**Given instruction**
Reply with one number: the count of lines in the records below that hold "code".

(Items listed in a dataset)
::::::

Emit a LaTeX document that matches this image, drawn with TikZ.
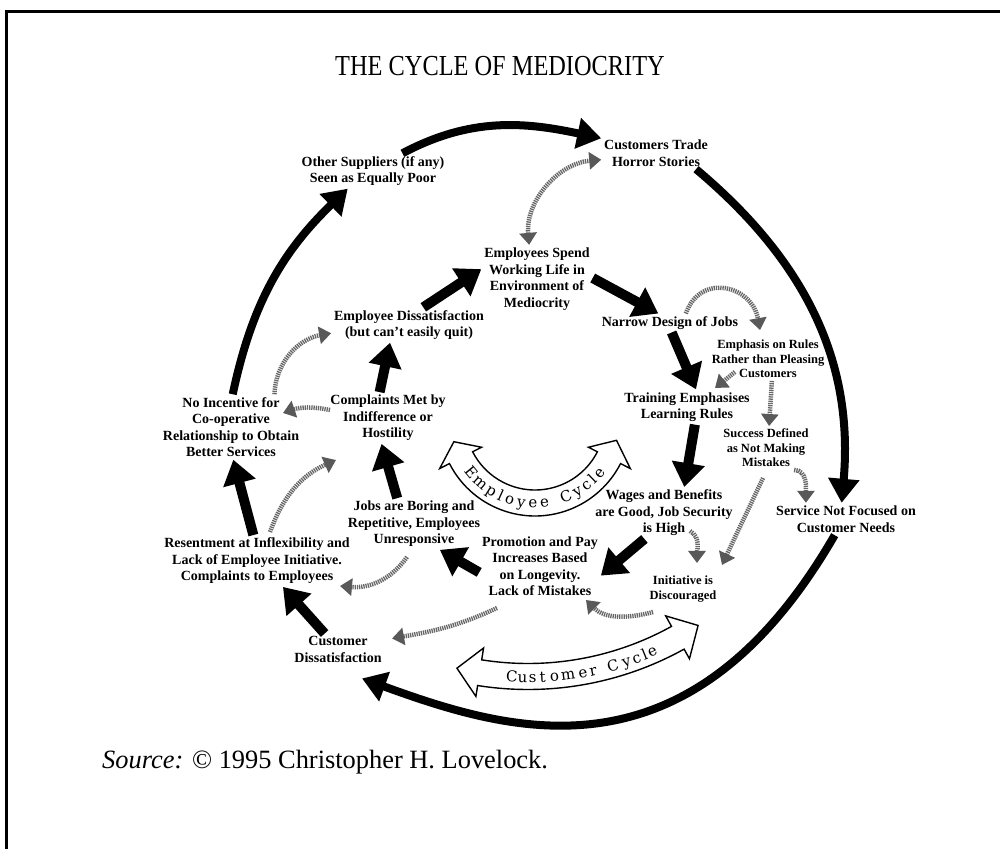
\documentclass[tikz,border=0pt]{standalone}
\usepackage{fontspec}
\setmainfont{Liberation Serif}
\newfontfamily\titlefont[FakeStretch=0.84]{Liberation Serif}
\newfontfamily\cyclefont{DejaVu Serif}
\usetikzlibrary{arrows.meta}

\tikzset{
  hatchtip/.tip={Triangle[length=12pt,width=17pt,color=black!65]},
  lbl/.style={align=center, inner sep=3pt, outer sep=0pt,
    font=\fontsize{14}{16.5}\selectfont\bfseries},
  lblsmall/.style={lbl, font=\fontsize{12.5}{14.5}\selectfont\bfseries},
  loop arrow/.style={line width=8pt, -{Triangle[length=24pt,width=30pt]}},
  chain arrow/.style={line width=10pt, -{Triangle[length=24pt,width=32pt]}},
  hatch/.style={line width=4.5pt, draw=black!60, dash pattern=on 1.3pt off 0.9pt, -hatchtip},
  hatch both/.style={hatch, hatchtip-hatchtip},
  band/.style={draw=black, line width=1.4pt, fill=white, line join=miter},
  cyc/.style={font=\cyclefont\fontsize{15}{18}\selectfont, inner sep=0pt, anchor=base}
}

\begin{document}
\begin{tikzpicture}[x=1pt,y=1pt]
\useasboundingbox (0,0) rectangle (1000,848);

% page frame
\draw[line width=3pt] (6,-2) -- (6,836) -- (1002,836);

% title and source line
\node[font=\titlefont\fontsize{29}{34}\selectfont] (title) at (500,781.5) {THE CYCLE OF MEDIOCRITY};
\node[anchor=base west, inner sep=0pt, font=\fontsize{26.4}{30}\selectfont] (source) at (102,80)
  {\textit{Source:} © 1995 Christopher H. Lovelock.};

% statements
\node[lbl] (trade) at (656,695) {Customers Trade\\Horror Stories};
\node[lbl] (other) at (373,677) {Other Suppliers (if any)\\Seen as Equally Poor};
\node[lbl] (spend) at (537,569) {Employees Spend\\Working Life in\\Environment of\\Mediocrity};
\node[lbl] (narrow) at (670,525) {Narrow Design of Jobs};
\node[lblsmall] (emph) at (768,489) {Emphasis on Rules\\Rather than Pleasing\\Customers};
\node[lbl] (training) at (687,441) {Training Emphasises\\Learning Rules};
\node[lblsmall] (success) at (766,400) {Success Defined\\as Not Making\\Mistakes};
\node[lbl] (wages) at (664,335) {Wages and Benefits\\are Good, Job Security\\is High};
\node[lbl] (service) at (846,329) {Service Not Focused on\\Customer Needs};
\node[lblsmall] (initiative) at (683,259) {Initiative is\\Discouraged};
\node[lbl] (promotion) at (540,282) {Promotion and Pay\\Increases Based\\on Longevity.\\Lack of Mistakes};
\node[lbl] (jobs) at (414,324) {Jobs are Boring and\\Repetitive, Employees\\Unresponsive};
\node[lbl] (resent) at (257,287) {Resentment at Inflexibility and\\Lack of Employee Initiative.\\Complaints to Employees};
\node[lbl] (custdis) at (338,198.5) {Customer\\Dissatisfaction};
\node[lbl] (noinc) at (231,421) {No Incentive for\\Co-operative\\Relationship to Obtain\\Better Services};
\node[lbl] (complaints) at (388,430) {Complaints Met by\\Indifference or\\Hostility};
\node[lbl] (empdis) at (409,523) {Employee Dissatisfaction\\(but can't easily quit)};

% curved double-headed cycle bands
\coordinate (ec) at (535,428);
\coordinate (cc) at (528,480.5);
\draw[band] ([shift={(207:96)}]ec) arc[start angle=207,end angle=333,radius=96]
  -- ([shift={(333:107)}]ec) -- ([shift={(346:84)}]ec) -- ([shift={(333:60)}]ec)
  -- ([shift={(333:70)}]ec) arc[start angle=333,end angle=207,radius=70]
  -- ([shift={(207:60)}]ec) -- ([shift={(195:84)}]ec) -- ([shift={(207:107)}]ec) -- cycle;
\draw[band] ([shift={(261:322)}]cc) arc[start angle=261,end angle=299,radius=322]
  -- ([shift={(299:333)}]cc) -- ([shift={(303.4:309)}]cc) -- ([shift={(299:284)}]cc)
  -- ([shift={(299:296)}]cc) arc[start angle=299,end angle=261,radius=296]
  -- ([shift={(261:284)}]cc) -- ([shift={(256.7:309)}]cc) -- ([shift={(261:333)}]cc) -- cycle;

% lettering along the bands
\foreach \a/\c in {219.5/E,229/m,238.5/p,245.5/l,252.5/o,260.5/y,268.5/e,276.5/e,
                   292/C,300.5/y,308/c,314/l,320.5/e}
  \node[cyc, rotate=\a+90] at ([shift={(\a:88)}]ec) {\c};
\foreach \a/\c in {267/C,269/u,270.85/s,272.7/t,274.9/o,277.4/m,280.2/e,282.1/r,
                   285.9/C,288.5/y,290.5/c,292.1/l,293.6/e}
  \node[cyc, rotate=\a+90] at ([shift={(\a:315)}]cc) {\c};

% employee cycle
\draw[chain arrow] (empdis.51) -- (spend.170);
\draw[chain arrow] (spend.1) -- (narrow.141);
\draw[chain arrow] (narrow.-80) -- (training.63);
\draw[chain arrow] (training.-66) -- (wages.52);
\draw[chain arrow] (wages.-127) -- (promotion.-9);
\draw[chain arrow] (promotion.186) -- (jobs.-45);
\draw[chain arrow] (jobs.123) -- (complaints.-104);
\draw[chain arrow] (complaints.108) -- (empdis.-137);

% customer cycle
\draw[chain arrow] (custdis.130) -- (resent.-45);
\draw[chain arrow] (resent.98) -- (noinc.-86);
\draw[loop arrow] (noinc.87) to[out=78,in=224] (other.215);
\draw[loop arrow] (other.31) to[out=28,in=168] (trade.165);
\draw[loop arrow] (trade.-22) to[out=-40,in=85] (service.105);
\draw[loop arrow] (service.-125) to[out=240,in=-20,out distance=290pt,in distance=160pt]
  ([xshift=24pt,yshift=-13pt]custdis.south);

% cross links between the two cycles
\draw[hatch both] (spend.103) to[out=95,in=185] (trade.187);
\draw[hatch] (narrow.31) to[out=70,in=100,looseness=1.5] ([yshift=7pt]emph.110);
\draw[hatch] ([shift={(-33pt,-13pt)}]emph.center) -- ([shift={(28pt,19pt)}]training.center);
\draw[hatch] (emph.-80) -- (success.82);
\draw[hatch] (success.-38) to[out=0,in=90] (service.158);
\draw[hatch] ([shift={(26pt,-18pt)}]wages.center) to[out=-30,in=90] ([shift={(14pt,26pt)}]initiative.center);
\draw[hatch] ([shift={(-3pt,-30pt)}]success.center) to[out=-115,in=65] ([shift={(39pt,24pt)}]initiative.center);
\draw[hatch] ([shift={(-30pt,-23pt)}]initiative.center) to[out=195,in=-45] ([shift={(46pt,-34pt)}]promotion.center);
\draw[hatch] ([shift={(-43pt,-42pt)}]promotion.center) to[out=205,in=10] ([shift={(54pt,11pt)}]custdis.center);
\draw[hatch] ([shift={(-7pt,-33pt)}]jobs.center) to[out=235,in=-5] ([shift={(83pt,-25pt)}]resent.center);
\draw[hatch] ([shift={(13pt,29pt)}]resent.center) to[out=70,in=204] ([shift={(-52pt,-42pt)}]complaints.center);
\draw[hatch] ([shift={(-58pt,8pt)}]complaints.center) to[bend right=15] ([shift={(52pt,14pt)}]noinc.center);
\draw[hatch] (noinc.37) to[out=88,in=190] (empdis.186);
\end{tikzpicture}
\end{document}
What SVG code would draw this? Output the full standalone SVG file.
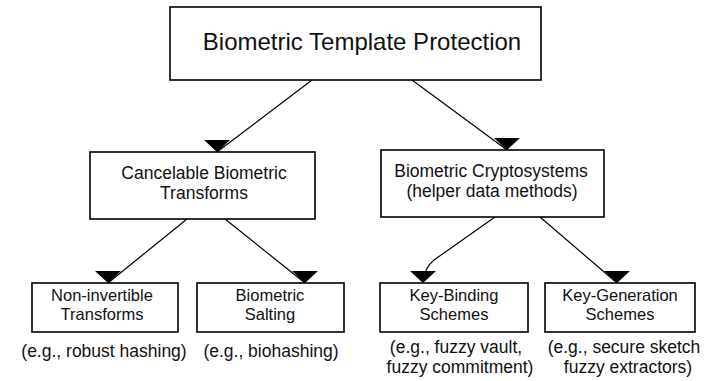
<svg xmlns="http://www.w3.org/2000/svg" width="706" height="381" viewBox="0 0 706 381">
<defs>
<style>
.box{fill:#fff;stroke:#000;stroke-width:1.6}
.t{font-family:"Liberation Sans",Arial,sans-serif;fill:#111;text-anchor:middle}
.m{font-size:17.5px}
.s{font-size:16.5px}
.title{font-size:24px}
.c{fill:none;stroke:#000;stroke-width:1.2}
</style>
<marker id="ah" viewBox="0 0 26 12" refX="13" refY="12" markerWidth="26" markerHeight="12" markerUnits="userSpaceOnUse" orient="0">
<path d="M0,0 L26,0 L13,12 Z" fill="#000"/>
</marker>
</defs>
<rect width="706" height="381" fill="#fff"/>
<g id="connectors">
<path class="c" d="M312,80 L217,152" marker-end="url(#ah)"/>
<path class="c" d="M412,80 L507,150" marker-end="url(#ah)"/>
<path class="c" d="M187,219 L108,283" marker-end="url(#ah)"/>
<path class="c" d="M225,219 L305,283" marker-end="url(#ah)"/>
<path class="c" d="M495,217 L434,260 Q424,268 423,283" marker-end="url(#ah)"/>
<path class="c" d="M540,217 L617,283" marker-end="url(#ah)"/>
</g>
<g id="root">
<rect class="box" x="170" y="7" width="371" height="73"/>
<text class="t title" x="362" y="50">Biometric Template Protection</text>
</g>
<g id="cancelable">
<rect class="box" x="90" y="152" width="225" height="67"/>
<text class="t m" x="204" y="179">Cancelable Biometric</text>
<text class="t m" x="204" y="199">Transforms</text>
</g>
<g id="cryptosystems">
<rect class="box" x="381" y="150" width="223" height="67"/>
<text class="t m" x="491" y="177">Biometric Cryptosystems</text>
<text class="t m" x="492" y="197">(helper data methods)</text>
</g>
<g id="noninvertible">
<rect class="box" x="32" y="283" width="146" height="49"/>
<text class="t s" x="102" y="301">Non-invertible</text>
<text class="t s" x="102" y="320">Transforms</text>
<text class="t m" x="104" y="357">(e.g., robust hashing)</text>
</g>
<g id="salting">
<rect class="box" x="197" y="283" width="147" height="49"/>
<text class="t s" x="270" y="301">Biometric</text>
<text class="t s" x="270" y="320">Salting</text>
<text class="t m" x="271" y="357">(e.g., biohashing)</text>
</g>
<g id="keybinding">
<rect class="box" x="380" y="283" width="148" height="49"/>
<text class="t s" x="454" y="301">Key-Binding</text>
<text class="t s" x="454" y="320">Schemes</text>
<text class="t m" x="456" y="353">(e.g., fuzzy vault,</text>
<text class="t m" x="460" y="373">fuzzy commitment)</text>
</g>
<g id="keygeneration">
<rect class="box" x="545" y="283" width="150" height="49"/>
<text class="t s" x="620" y="301">Key-Generation</text>
<text class="t s" x="620" y="320">Schemes</text>
<text class="t m" x="624" y="353">(e.g., secure sketch</text>
<text class="t m" x="628" y="373">fuzzy extractors)</text>
</g>
</svg>
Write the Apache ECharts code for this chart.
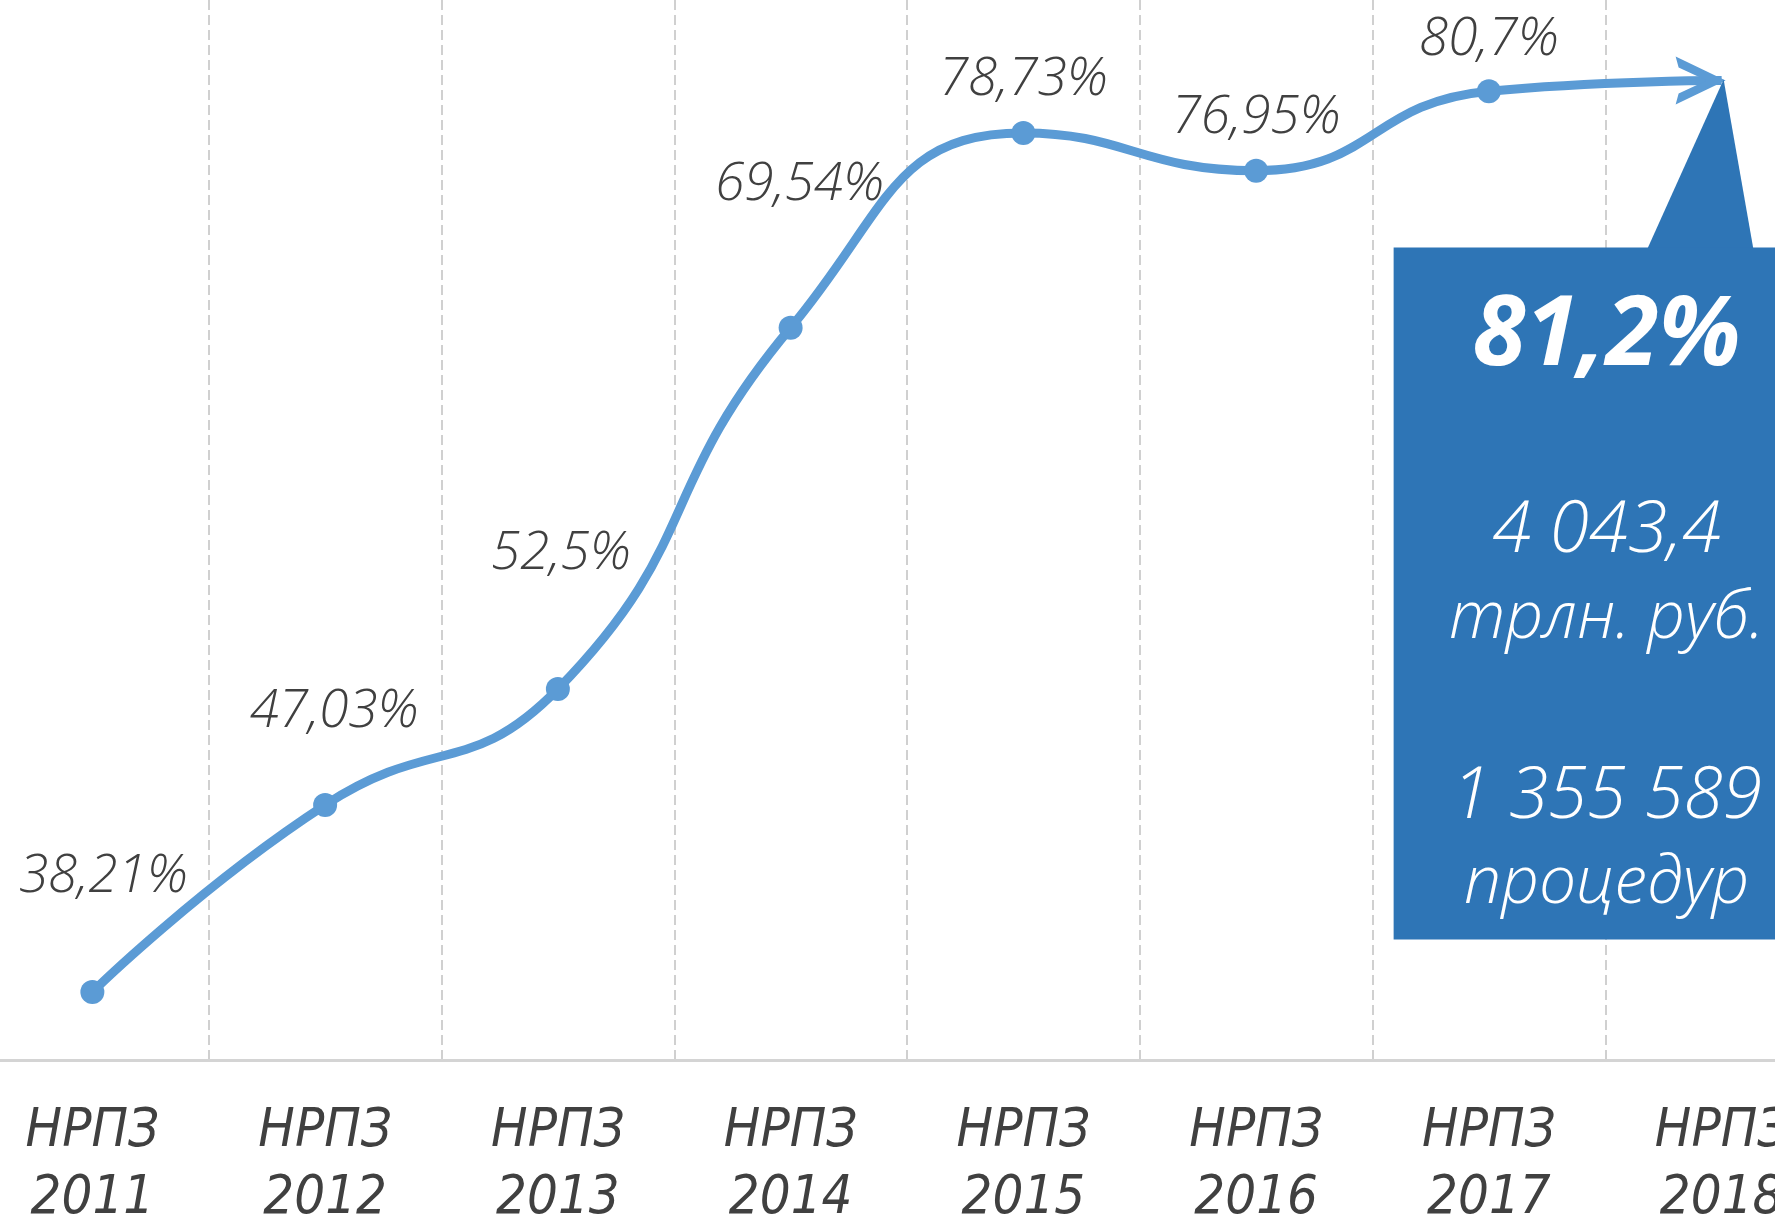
<!DOCTYPE html>
<html>
<head>
<meta charset="utf-8">
<script src="https://cdn.jsdelivr.net/npm/echarts@6/dist/echarts.min.js"></script>
<style>
  html, body { margin: 0; padding: 0; background: #fff; }
  #chart { width: 1775px; height: 1219px; }
</style>
</head>
<body>
<div id="chart"></div>
<script>
var categories = ["НРПЗ\n2011", "НРПЗ\n2012", "НРПЗ\n2013", "НРПЗ\n2014",
  "НРПЗ\n2015", "НРПЗ\n2016", "НРПЗ\n2017", "НРПЗ\n2018"];
var shares = [38.21, 47.03, 52.5, 69.54, 78.73, 76.95, 80.7, 81.2];
var calloutLines = ["81,2%", "4 043,4", "трлн. руб.", "1 355 589", "процедур"];

var lineColor = "#5b9bd5";
var boxColor = "#2e75b6";
var textColor = "#404040";
var labelFont = "'Open Sans', Lato, 'Noto Sans', sans-serif";
var axisFont = "'DejaVu Sans Condensed', 'Liberation Sans Narrow', 'Noto Sans', sans-serif";

// label offsets from each point (px), last point carries the callout instead
var labelOffsets = [[11, -115], [9, -93], [3, -135], [9, -143], [0, -53], [0, -53], [0, -51]];

var arrowPath = "path://M0,0 L50,24 L0,48 L3,37 L31,24 L3,11 Z";

var chart = echarts.init(document.getElementById("chart"));

var seriesData = shares.map(function (v, i) {
  if (i === shares.length - 1) {
    return {
      value: v,
      symbol: arrowPath,
      symbolSize: [50, 48],
      symbolOffset: [-21, 0],
      label: { show: false },
    };
  }
  return {
    value: v,
    label: { offset: labelOffsets[i] },
  };
});

chart.setOption({
  animation: false,
  backgroundColor: "#ffffff",
  grid: {
    left: -24,
    right: -63,
    top: 0,
    bottom: 159,
    outerBoundsMode: "none",
  },
  xAxis: {
    type: "category",
    data: categories,
    boundaryGap: true,
    axisLine: { lineStyle: { color: "#d4d4d4", width: 3 } },
    axisTick: { show: false },
    axisLabel: {
      interval: 0,
      margin: 38,
      color: textColor,
      fontFamily: axisFont,
      fontStyle: "italic",
      fontSize: 54,
      lineHeight: 67,
    },
    splitLine: {
      show: true,
      lineStyle: { color: "#d0d0d0", width: 2, type: [10, 5] },
    },
  },
  yAxis: {
    type: "value",
    min: 35,
    max: 85,
    show: false,
    splitLine: { show: false },
  },
  series: [
    {
      type: "line",
      data: seriesData,
      smooth: 0.5,
      symbol: "circle",
      symbolSize: 24,
      showAllSymbol: true,
      lineStyle: { color: lineColor, width: 9 },
      itemStyle: { color: lineColor },
      label: {
        show: true,
        position: "inside",
        color: textColor,
        fontFamily: labelFont,
        fontStyle: "italic",
        fontWeight: 300,
        fontSize: 53,
        formatter: function (p) {
          return String(p.value).replace(".", ",") + "%";
        },
      },
    },
  ],
});

// callout anchored at the end of the line
var tip = chart.convertToPixel({ seriesIndex: 0 }, [shares.length - 1, shares[shares.length - 1]]);
var cx = tip[0] - 115;

function boxText(text, dy, font) {
  return {
    type: "text",
    x: cx,
    y: tip[1] + dy,
    style: {
      text: text,
      fill: "#ffffff",
      font: font,
      align: "center",
      verticalAlign: "middle",
    },
    z: 11,
  };
}

chart.setOption({
  graphic: [
    {
      type: "polygon",
      shape: {
        points: [
          [tip[0] + 2, tip[1] - 1],
          [tip[0] - 75, tip[1] + 170],
          [tip[0] + 32, tip[1] + 170],
        ],
      },
      style: { fill: boxColor },
      z: 10,
    },
    {
      type: "rect",
      shape: { x: tip[0] - 328, y: tip[1] + 167, width: 500, height: 692 },
      style: { fill: boxColor },
      z: 10,
    },
    boxText(calloutLines[0], 257, "italic bold 96px " + labelFont),
    boxText(calloutLines[1], 451, "italic 300 71px " + labelFont),
    boxText(calloutLines[2], 539, "italic 300 66px " + labelFont),
    boxText(calloutLines[3], 717, "italic 300 71px " + labelFont),
    boxText(calloutLines[4], 804, "italic 300 66px " + labelFont),
  ],
});
</script>
</body>
</html>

::::::

**Answer for the task**
2